El tipo, Martínez, fue campeón del mundo, considerado uno de los tres mejores del mundo en su momento de esplendor. Con él, los gimnasios se volvieron a llenar. Con él, también, una generación comenzó a ver boxeo. Los otros, los más viejos, los que habían muerto con Carlos Monzón, encendieron sus televisores otra vez para ver cómo un argentino ponía en alto el prestigio del pugilismo nacional. La familia volvió a congregarse tras las pantallas para ver un deporte que no fuese fútbol. Como nunca antes en la historia del país, un estadio de 40 mil personas se llenó para seguirlo e idolatrarlo. ¡Hace cuánto que un boxeador no era ídolo popular!

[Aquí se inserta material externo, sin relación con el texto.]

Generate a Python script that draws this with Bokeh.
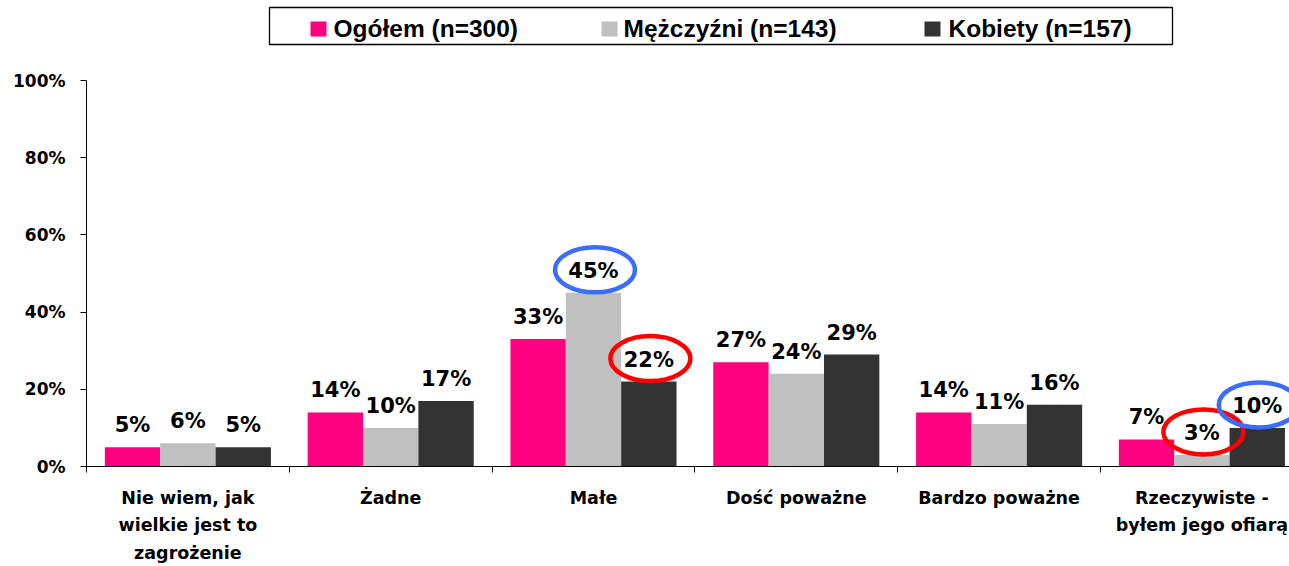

El tipo, Martínez, claro, refundó un deporte. Es leyenda viva. No tiene que demostrarle nada más a nadie, porque ya dio todo. La caída ante Miguel Cotto no fue más que el desenlace de una carrera brillante. A veces los campeones no saben retirarse a tiempo. Él quería una batalla más.

Y, como dijo el tipo, el poeta murió lejos del hogar. No lo merecía, pero así lo quiso. Los movimientos de pierna y cintura que habían dibujado obras maestras dentro del cuadrilátero, se marcharon. Las pinceladas que de los guantes nacían en otros tiempos, ya se han ido. Golpe a golpe, así vio el poeta derrumbarse lo que quedaba de él. Los puños se desdibujaron, las piernas cedieron, la cintura vio corromperse el centro de gravedad, el empapado rostro se hinchó, la vista perdida se nubló, el corazón impávido le dijo seguí, el sensato entrenador le dijo que no, y nosotros le decimos gracias, gracias, gracias al campeón.